• TASK GOAL: Pictures in the data below are not part of the copy; transcribe everything else exactly.

• DATA SEGMENT:
******
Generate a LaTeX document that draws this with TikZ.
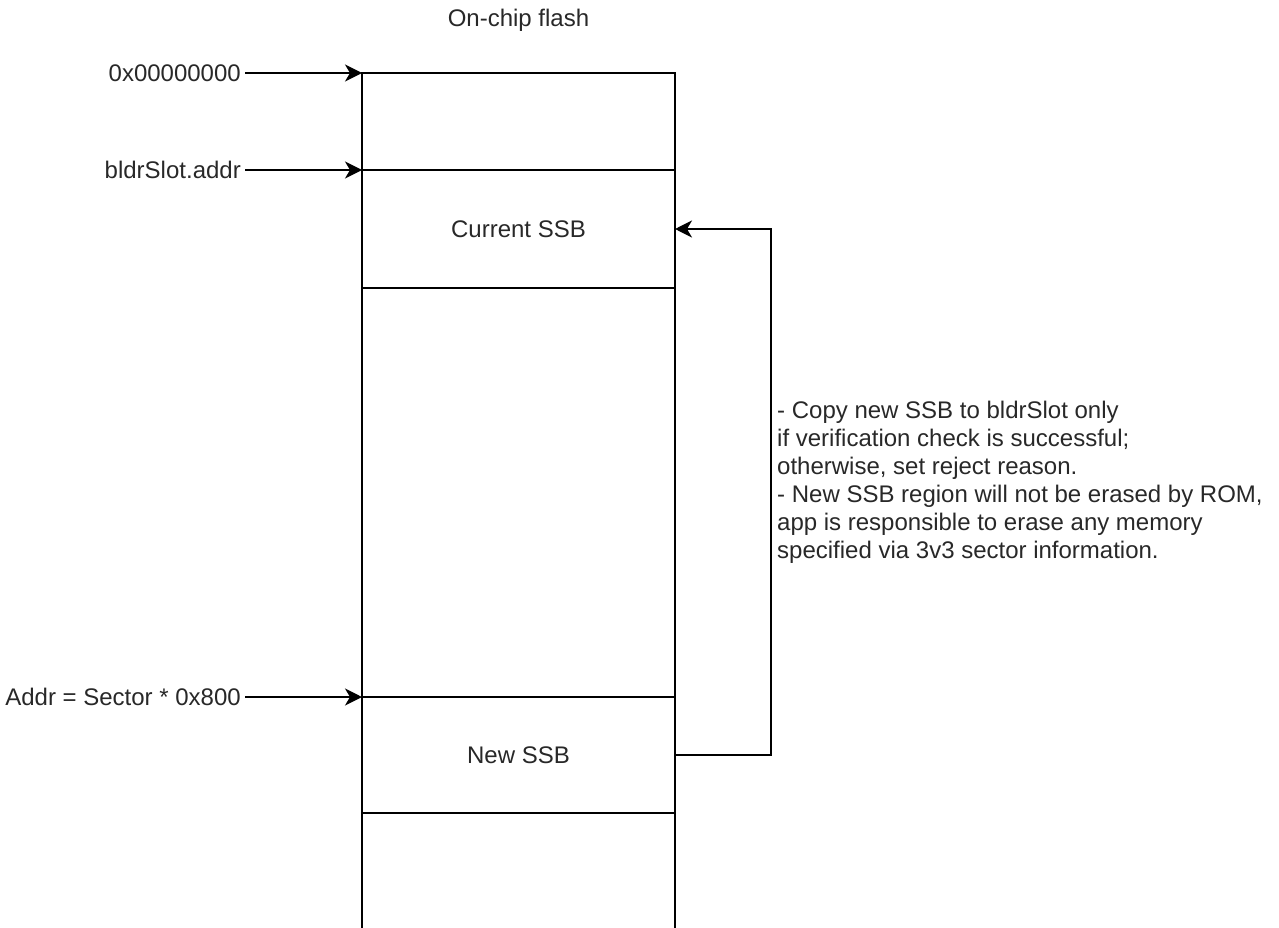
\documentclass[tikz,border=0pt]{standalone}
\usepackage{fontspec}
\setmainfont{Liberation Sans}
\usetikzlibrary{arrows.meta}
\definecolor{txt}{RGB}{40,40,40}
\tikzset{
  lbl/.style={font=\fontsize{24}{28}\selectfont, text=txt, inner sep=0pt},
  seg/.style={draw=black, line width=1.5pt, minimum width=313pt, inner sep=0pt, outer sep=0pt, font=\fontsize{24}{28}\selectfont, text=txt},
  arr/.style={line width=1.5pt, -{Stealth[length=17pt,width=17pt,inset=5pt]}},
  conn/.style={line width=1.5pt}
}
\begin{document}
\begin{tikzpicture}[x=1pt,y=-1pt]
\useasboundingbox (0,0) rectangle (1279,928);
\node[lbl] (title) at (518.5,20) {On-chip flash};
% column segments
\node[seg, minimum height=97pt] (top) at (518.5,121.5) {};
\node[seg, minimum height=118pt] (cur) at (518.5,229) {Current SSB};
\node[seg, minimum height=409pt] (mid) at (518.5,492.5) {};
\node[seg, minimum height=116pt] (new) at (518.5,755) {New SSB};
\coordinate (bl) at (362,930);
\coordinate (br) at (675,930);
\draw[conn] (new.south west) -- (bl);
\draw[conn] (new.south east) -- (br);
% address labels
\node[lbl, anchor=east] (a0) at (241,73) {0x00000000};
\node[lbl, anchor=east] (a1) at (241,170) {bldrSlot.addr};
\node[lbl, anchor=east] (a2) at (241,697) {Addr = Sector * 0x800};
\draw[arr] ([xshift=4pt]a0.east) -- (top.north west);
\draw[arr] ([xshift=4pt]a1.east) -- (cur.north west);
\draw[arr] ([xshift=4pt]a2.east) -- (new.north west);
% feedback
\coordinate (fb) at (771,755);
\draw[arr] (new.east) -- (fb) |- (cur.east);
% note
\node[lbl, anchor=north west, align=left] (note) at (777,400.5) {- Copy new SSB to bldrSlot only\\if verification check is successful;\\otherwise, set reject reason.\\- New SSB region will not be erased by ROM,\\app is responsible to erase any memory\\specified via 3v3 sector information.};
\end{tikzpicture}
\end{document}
******
• PROBLEM SOLUTION:
Generate a LaTeX document that draws this with TikZ.
\documentclass[tikz,border=0pt]{standalone}
\usepackage{fontspec}
\setmainfont{Liberation Sans}
\usetikzlibrary{arrows.meta}
\definecolor{txt}{RGB}{40,40,40}
\tikzset{
  lbl/.style={font=\fontsize{24}{28}\selectfont, text=txt, inner sep=0pt},
  seg/.style={draw=black, line width=1.5pt, minimum width=313pt, inner sep=0pt, outer sep=0pt, font=\fontsize{24}{28}\selectfont, text=txt},
  arr/.style={line width=1.5pt, -{Stealth[length=17pt,width=17pt,inset=5pt]}},
  conn/.style={line width=1.5pt}
}
\begin{document}
\begin{tikzpicture}[x=1pt,y=-1pt]
\useasboundingbox (0,0) rectangle (1279,928);
\node[lbl] (title) at (518.5,20) {On-chip flash};
% column segments
\node[seg, minimum height=97pt] (top) at (518.5,121.5) {};
\node[seg, minimum height=118pt] (cur) at (518.5,229) {Current SSB};
\node[seg, minimum height=409pt] (mid) at (518.5,492.5) {};
\node[seg, minimum height=116pt] (new) at (518.5,755) {New SSB};
\coordinate (bl) at (362,930);
\coordinate (br) at (675,930);
\draw[conn] (new.south west) -- (bl);
\draw[conn] (new.south east) -- (br);
% address labels
\node[lbl, anchor=east] (a0) at (241,73) {0x00000000};
\node[lbl, anchor=east] (a1) at (241,170) {bldrSlot.addr};
\node[lbl, anchor=east] (a2) at (241,697) {Addr = Sector * 0x800};
\draw[arr] ([xshift=4pt]a0.east) -- (top.north west);
\draw[arr] ([xshift=4pt]a1.east) -- (cur.north west);
\draw[arr] ([xshift=4pt]a2.east) -- (new.north west);
% feedback
\coordinate (fb) at (771,755);
\draw[arr] (new.east) -- (fb) |- (cur.east);
% note
\node[lbl, anchor=north west, align=left] (note) at (777,400.5) {- Copy new SSB to bldrSlot only\\if verification check is successful;\\otherwise, set reject reason.\\- New SSB region will not be erased by ROM,\\app is responsible to erase any memory\\specified via 3v3 sector information.};
\end{tikzpicture}
\end{document}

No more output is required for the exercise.